_Requirements_
Retype the opening lines of the data exactly, stopping after the line that contains "-6.2, -7.2, -8.2];". Skip every picture.

_Information supplied_
⟨

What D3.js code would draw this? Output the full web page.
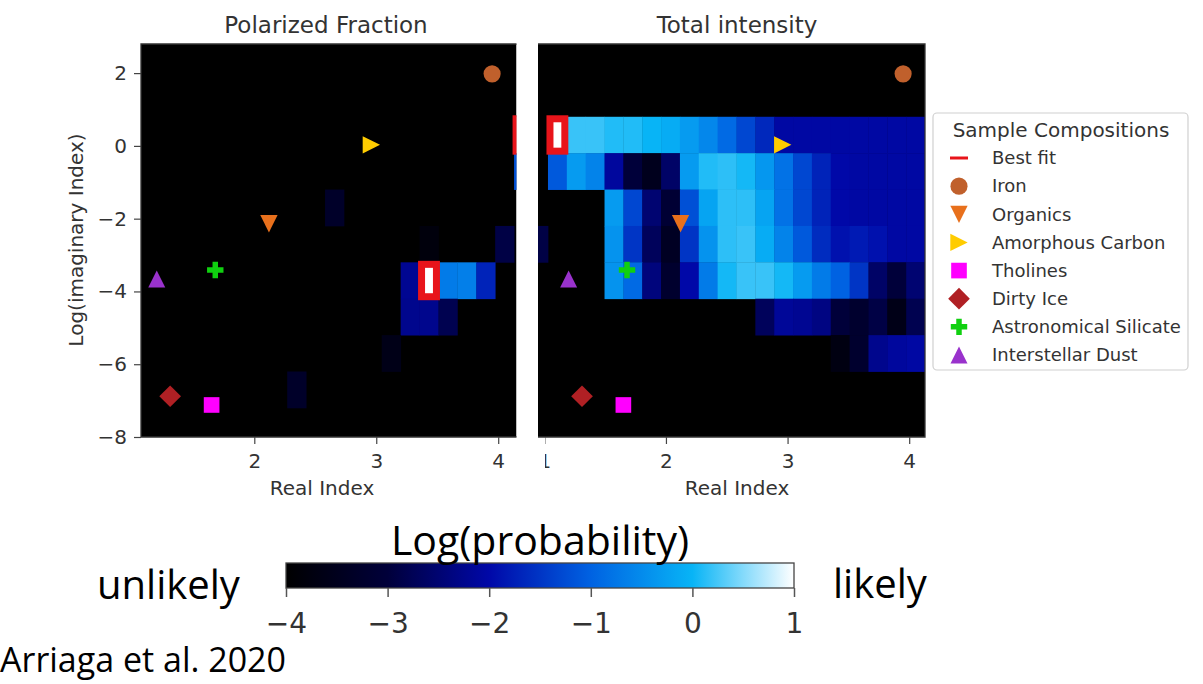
<!DOCTYPE html>
<html>
<head>
<meta charset="utf-8">
<script src="https://cdn.jsdelivr.net/npm/d3@7"></script>
<style>
body { margin: 0; background: #fff; }
svg text { font-family: "DejaVu Sans", sans-serif; }
.ppt { font-family: "Open Sans", sans-serif; fill: #000; }
</style>
</head>
<body>
<svg id="fig" width="1203" height="684"></svg>
<script>
// bin edges of the probability maps
var realEdges = [0.875, 1.03, 1.185, 1.34, 1.495, 1.65, 1.805, 1.96, 2.115, 2.27, 2.425,
                 2.58, 2.735, 2.89, 3.045, 3.2, 3.355, 3.51, 3.665, 3.82, 3.975, 4.13, 4.285];
var imagEdges = [2.8, 1.8, 0.8, -0.2, -1.2, -2.2, -3.2, -4.2, -5.2, -6.2, -7.2, -8.2];

// log(probability), rows top -> bottom, 22 real-index bins each
var polarized = [
  [-4,-4,-4,-4,-4,-4,-4,-4,-4,-4,-4,-4,-4,-4,-4,-4,-4,-4,-4,-4,-4,-4],
  [-4,-4,-4,-4,-4,-4,-4,-4,-4,-4,-4,-4,-4,-4,-4,-4,-4,-4,-4,-4,-4,-4],
  [-4,-4,-4,-4,-4,-4,-4,-4,-4,-4,-4,-4,-4,-4,-4,-4,-4,-4,-4,-4,-4, 1],
  [-4,-4,-4,-4,-4,-4,-4,-4,-4,-4,-4,-4,-4,-4,-4,-4,-4,-4,-4,-4,-4,-1.2],
  [-4,-4,-4,-4,-4,-4,-4,-4,-4,-4,-4,-3.3,-4,-4,-4,-4,-4,-4,-4,-4,-4,-4],
  [-4,-4,-4,-4,-4,-4,-4,-4,-4,-4,-4,-4,-4,-4,-4,-4,-3.8,-4,-4,-4,-2.9,-4],
  [-4,-4,-4,-4,-4,-4,-4,-4,-4,-4,-4,-4,-4,-4,-4,-2.2,1,-0.7,-0.65,-1.7,-4,-4],
  [-4,-4,-4,-4,-4,-4,-4,-4,-4,-4,-4,-4,-4,-4,-4,-2.25,-2.25,-2.8,-4,-4,-4,-4],
  [-4,-4,-4,-4,-4,-4,-4,-4,-4,-4,-4,-4,-4,-4,-3.6,-4,-4,-4,-4,-4,-4,-4],
  [-4,-4,-4,-4,-4,-4,-4,-4,-4,-3.3,-4,-4,-4,-4,-4,-4,-4,-4,-4,-4,-4,-4],
  [-4,-4,-4,-4,-4,-4,-4,-4,-4,-4,-4,-4,-4,-4,-4,-4,-4,-4,-4,-4,-4,-4]
];

var total = [
  [-4,-4,-4,-4,-4,-4,-4,-4,-4,-4,-4,-4,-4,-4,-4,-4,-4,-4,-4,-4,-4,-4],
  [-4,-4,-4,-4,-4,-4,-4,-4,-4,-4,-4,-4,-4,-4,-4,-4,-4,-4,-4,-4,-4,-4],
  [-4, 1, 0.2, 0.2, 0.1, 0.1, 0, -0.1, -0.3, -0.55, -0.9, -1.3, -1.65, -2.05, -2.05, -2.05, -2.05, -2.05, -2.05, -2.05, -2.05, -4],
  [-4, -1.1, -0.3, -0.6, -2.1, -3.0, -3.5, -2.6, -0.3, 0.1, 0.15, 0.05, -0.35, -0.8, -1.3, -1.7, -2.0, -2.05, -2.05, -2.05, -2.05, -4],
  [-4, -4, -4, -4, -0.3, -1.3, -2.5, -3.1, -1.2, -0.2, 0.15, 0.15, -0.2, -0.8, -1.3, -1.7, -2.0, -2.05, -2.05, -2.05, -2.05, -4],
  [-2.9, -4, -4, -4, -0.4, -1.5, -2.7, -3.4, -1.5, -0.4, 0.15, 0.2, -0.1, -0.6, -1.1, -1.6, -1.9, -1.8, -1.9, -2.05, -2.05, -4],
  [-4, -4, -4, -4, -0.4, -0.9, -2.4, -3.2, -2.0, -0.7, 0.05, 0.2, 0.2, 0.05, -0.3, -0.7, -1.0, -1.5, -2.6, -3.0, -2.5, -4],
  [-4,-4,-4,-4,-4,-4,-4,-4,-4,-4,-4,-4, -2.7, -2.15, -2.2, -2.35, -3.0, -3.2, -2.9, -3.6, -2.8, -4],
  [-4,-4,-4,-4,-4,-4,-4,-4,-4,-4,-4,-4,-4,-4,-4,-4, -3.7, -3.2, -2.25, -2.1, -2.05, -4],
  [-4,-4,-4,-4,-4,-4,-4,-4,-4,-4,-4,-4,-4,-4,-4,-4,-4,-4,-4,-4,-4,-4],
  [-4,-4,-4,-4,-4,-4,-4,-4,-4,-4,-4,-4,-4,-4,-4,-4,-4,-4,-4,-4,-4,-4]
];

// best fit cells [real, log imaginary]
var bestPolarized = [[3.43, -3.7], [4.2, 0.3]];
var bestTotal = [[1.1, 0.3]];

// sample compositions
var sampleNames = ["Iron", "Organics", "Amorphous Carbon", "Tholines", "Dirty Ice", "Astronomical Silicate", "Interstellar Dust"];
var sampleReal = [3.95, 2.12, 2.96, 1.65, 1.31, 1.68, 1.2];
var sampleImag = [1.98, -2.14, 0.03, -7.12, -6.88, -3.41, -3.66];

var realTicks = [2, 3, 4];
var realTicksCut = [1, 2, 3, 4];
var imagTicks = [2, 0, -2, -4, -6, -8];
var cbarTicks = [-4, -3, -2, -1, 0, 1];

var svg = d3.select("#fig");
var defs = svg.append("defs");

var cmap = d3.scaleLinear()
    .domain([-4, -3, -2, -1, 0, 1])
    .range(["#000000", "#00003a", "#0008a8", "#0062e2", "#08b4f6", "#ffffff"])
    .clamp(true);

var triUp = {
  draw: function(ctx, size) {
    var r = Math.sqrt(size) / 2;
    ctx.moveTo(0, -r); ctx.lineTo(r, r); ctx.lineTo(-r, r); ctx.closePath();
  }
};

var markerStyle = {
  "Iron":                  {type: d3.symbolCircle, size: 230, rot: 0,   color: "#c0602c"},
  "Organics":              {type: triUp,           size: 300, rot: 180, color: "#e8701c"},
  "Amorphous Carbon":      {type: triUp,           size: 300, rot: 90,  color: "#ffcc00"},
  "Tholines":              {type: d3.symbolSquare, size: 245, rot: 0,   color: "#ff00ff"},
  "Dirty Ice":             {type: d3.symbolSquare, size: 235, rot: 45,  color: "#b02024"},
  "Astronomical Silicate": {type: d3.symbolCross,  size: 150, rot: 0,   color: "#10d010"},
  "Interstellar Dust":     {type: triUp,           size: 289, rot: 0,   color: "#9932cc"}
};

var y = d3.scaleLinear().domain([-8, 2.8]).range([437, 44]);

var panels = [
  {id: "pf", title: "Polarized Fraction", titleX: 326, labelX: 322,
   x: d3.scaleLinear().domain([1.071, 4.15]).range([141, 516.5]),
   clip: [141, 516.5], axClip: 141, data: polarized, best: bestPolarized, ticks: realTicks,
   frame: "M516.5,44H141V437H516.5", yAxis: true},
  {id: "ti", title: "Total intensity", titleX: 737, labelX: 737,
   x: d3.scaleLinear().domain([0.948, 4.13]).range([538, 925]),
   clip: [538, 925], axClip: 545, data: total, best: bestTotal, ticks: realTicksCut,
   frame: "M538,44H925V437H538", yAxis: false}
];

panels.forEach(function(p) {
  defs.append("clipPath").attr("id", "clip-" + p.id)
    .append("rect").attr("x", p.clip[0]).attr("y", 44)
    .attr("width", p.clip[1] - p.clip[0]).attr("height", 393);
  defs.append("clipPath").attr("id", "clipax-" + p.id)
    .append("rect").attr("x", p.axClip).attr("y", 0)
    .attr("width", p.clip[1] - p.axClip + 10).attr("height", 520);

  var g = svg.append("g").attr("clip-path", "url(#clip-" + p.id + ")");

  // background and heat map cells
  g.append("rect").attr("x", p.clip[0]).attr("y", 44)
    .attr("width", p.clip[1] - p.clip[0]).attr("height", 393).attr("fill", "#000");

  var cells = [];
  p.data.forEach(function(row, j) {
    row.forEach(function(v, k) { cells.push({j: j, k: k, v: v}); });
  });
  g.selectAll(".cell").data(cells.filter(function(d) { return d.v > -4; }))
    .enter().append("rect")
      .attr("class", "cell")
      .attr("x", function(d) { return p.x(realEdges[d.k]); })
      .attr("y", function(d) { return y(imagEdges[d.j]); })
      .attr("width", function(d) { return p.x(realEdges[d.k + 1]) - p.x(realEdges[d.k]) + 0.4; })
      .attr("height", function(d) { return y(imagEdges[d.j + 1]) - y(imagEdges[d.j]) + 0.4; })
      .attr("fill", function(d) { return cmap(d.v); });

  // best fit boxes
  var negEdges = imagEdges.map(function(e) { return -e; });
  g.selectAll(".best").data(p.best)
    .enter().append("rect")
      .attr("class", "best")
      .attr("x", function(d) { return p.x(realEdges[d3.bisectRight(realEdges, d[0]) - 1]) + 2; })
      .attr("y", function(d) { return y(imagEdges[d3.bisectLeft(negEdges, -d[1]) - 1]) + 2; })
      .attr("width", function(d) {
        var i = d3.bisectRight(realEdges, d[0]) - 1;
        return p.x(realEdges[i + 1]) - p.x(realEdges[i]) - 4; })
      .attr("height", function(d) {
        var i = d3.bisectLeft(negEdges, -d[1]) - 1;
        return y(imagEdges[i + 1]) - y(imagEdges[i]) - 4; })
      .attr("fill", "none")
      .attr("stroke", "#e8141a")
      .attr("stroke-width", 7);

  // sample compositions
  g.selectAll(".sample").data(sampleNames)
    .enter().append("path")
      .attr("class", "sample")
      .attr("d", function(n) { return d3.symbol().type(markerStyle[n].type).size(markerStyle[n].size)(); })
      .attr("transform", function(n, i) {
        return "translate(" + p.x(sampleReal[i]) + "," + y(sampleImag[i]) + ") rotate(" + markerStyle[n].rot + ")"; })
      .attr("fill", function(n) { return markerStyle[n].color; });

  svg.append("path").attr("d", p.frame)
    .attr("fill", "none").attr("stroke", "#333").attr("stroke-width", 1.3);

  // axes
  var ax = svg.append("g")
      .attr("clip-path", "url(#clipax-" + p.id + ")")
      .attr("transform", "translate(0,437)")
      .call(d3.axisBottom(p.x).tickValues(p.ticks).tickSize(7).tickPadding(10).tickFormat(d3.format("d")));
  ax.select(".domain").remove();
  ax.selectAll("line").attr("stroke", "#444").attr("stroke-width", 1.2);
  ax.selectAll("text").attr("fill", "#333").style("font-size", "20px");

  if (p.yAxis) {
    var ay = svg.append("g")
        .attr("transform", "translate(141,0)")
        .call(d3.axisLeft(y).tickValues(imagTicks).tickSize(7).tickPadding(7).tickFormat(d3.format("d")));
    ay.select(".domain").remove();
    ay.selectAll("line").attr("stroke", "#444").attr("stroke-width", 1.2);
    ay.selectAll("text").attr("fill", "#333").style("font-size", "20px");

    svg.append("text")
      .attr("transform", "translate(76,240) rotate(-90)")
      .attr("dy", "0.35em")
      .attr("text-anchor", "middle")
      .attr("fill", "#333")
      .style("font-size", "20px")
      .text("Log(imaginary Index)");
  }

  svg.append("text")
    .attr("x", p.titleX).attr("y", 33)
    .attr("text-anchor", "middle")
    .attr("fill", "#333")
    .style("font-size", "23px")
    .text(p.title);

  svg.append("text")
    .attr("x", p.labelX).attr("y", 495)
    .attr("text-anchor", "middle")
    .attr("fill", "#333")
    .style("font-size", "20px")
    .text("Real Index");
});

// legend
var lg = svg.append("g");
lg.append("rect").attr("x", 933).attr("y", 113).attr("width", 255).attr("height", 257)
  .attr("rx", 4).attr("fill", "#fff").attr("stroke", "#d0d0d0").attr("stroke-width", 1.2);
lg.append("text").attr("x", 1061).attr("y", 137).attr("text-anchor", "middle")
  .attr("fill", "#333").style("font-size", "20px").text("Sample Compositions");

var legendNames = ["Best fit"].concat(sampleNames);
var ly = d3.scalePoint().domain(legendNames).range([158, 355]);

lg.append("line").attr("x1", 950).attr("x2", 968)
  .attr("y1", ly("Best fit")).attr("y2", ly("Best fit"))
  .attr("stroke", "#e8141a").attr("stroke-width", 3);

lg.selectAll(".lmark").data(sampleNames)
  .enter().append("path")
    .attr("class", "lmark")
    .attr("d", function(n) { return d3.symbol().type(markerStyle[n].type).size(markerStyle[n].size)(); })
    .attr("transform", function(n) { return "translate(959," + ly(n) + ") rotate(" + markerStyle[n].rot + ")"; })
    .attr("fill", function(n) { return markerStyle[n].color; });

lg.selectAll(".ltext").data(legendNames)
  .enter().append("text")
    .attr("class", "ltext")
    .attr("x", 992).attr("y", function(n) { return ly(n); })
    .attr("dy", "0.35em")
    .attr("fill", "#333")
    .style("font-size", "18px")
    .text(function(n) { return n; });

// colour bar
var cbx = d3.scaleLinear().domain([-4, 1]).range([286, 794]);
var grad = defs.append("linearGradient").attr("id", "cbar")
    .attr("x1", "0%").attr("x2", "100%").attr("y1", "0%").attr("y2", "0%");
grad.selectAll("stop").data(d3.range(-4, 1.001, 0.25))
  .enter().append("stop")
    .attr("offset", function(d) { return ((d + 4) / 5 * 100) + "%"; })
    .attr("stop-color", function(d) { return cmap(d); });

svg.append("rect").attr("x", 286).attr("y", 563).attr("width", 508).attr("height", 25)
  .attr("fill", "url(#cbar)").attr("stroke", "#444").attr("stroke-width", 1.3);

var cax = svg.append("g")
    .attr("transform", "translate(0,588)")
    .call(d3.axisBottom(cbx).tickValues(cbarTicks).tickSize(9).tickPadding(16).tickFormat(d3.format("d")));
cax.select(".domain").remove();
cax.selectAll("line").attr("stroke", "#555").attr("stroke-width", 1.5);
cax.selectAll("text").attr("fill", "#333").style("font-size", "28px");

svg.append("text").attr("class", "ppt").attr("x", 540).attr("y", 555)
  .attr("text-anchor", "middle").style("font-size", "41px").text("Log(probability)");
svg.append("text").attr("class", "ppt").attr("x", 97).attr("y", 599)
  .style("font-size", "40px").text("unlikely");
svg.append("text").attr("class", "ppt").attr("x", 833).attr("y", 598)
  .style("font-size", "40px").text("likely");
svg.append("text").attr("class", "ppt").attr("x", 0).attr("y", 672)
  .style("font-size", "34px").text("Arriaga et al. 2020");
</script>
</body>
</html>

⟩

_Result for this task_
What D3.js code would draw this? Output the full web page.
<!DOCTYPE html>
<html>
<head>
<meta charset="utf-8">
<script src="https://cdn.jsdelivr.net/npm/d3@7"></script>
<style>
body { margin: 0; background: #fff; }
svg text { font-family: "DejaVu Sans", sans-serif; }
.ppt { font-family: "Open Sans", sans-serif; fill: #000; }
</style>
</head>
<body>
<svg id="fig" width="1203" height="684"></svg>
<script>
// bin edges of the probability maps
var realEdges = [0.875, 1.03, 1.185, 1.34, 1.495, 1.65, 1.805, 1.96, 2.115, 2.27, 2.425,
                 2.58, 2.735, 2.89, 3.045, 3.2, 3.355, 3.51, 3.665, 3.82, 3.975, 4.13, 4.285];
var imagEdges = [2.8, 1.8, 0.8, -0.2, -1.2, -2.2, -3.2, -4.2, -5.2, -6.2, -7.2, -8.2];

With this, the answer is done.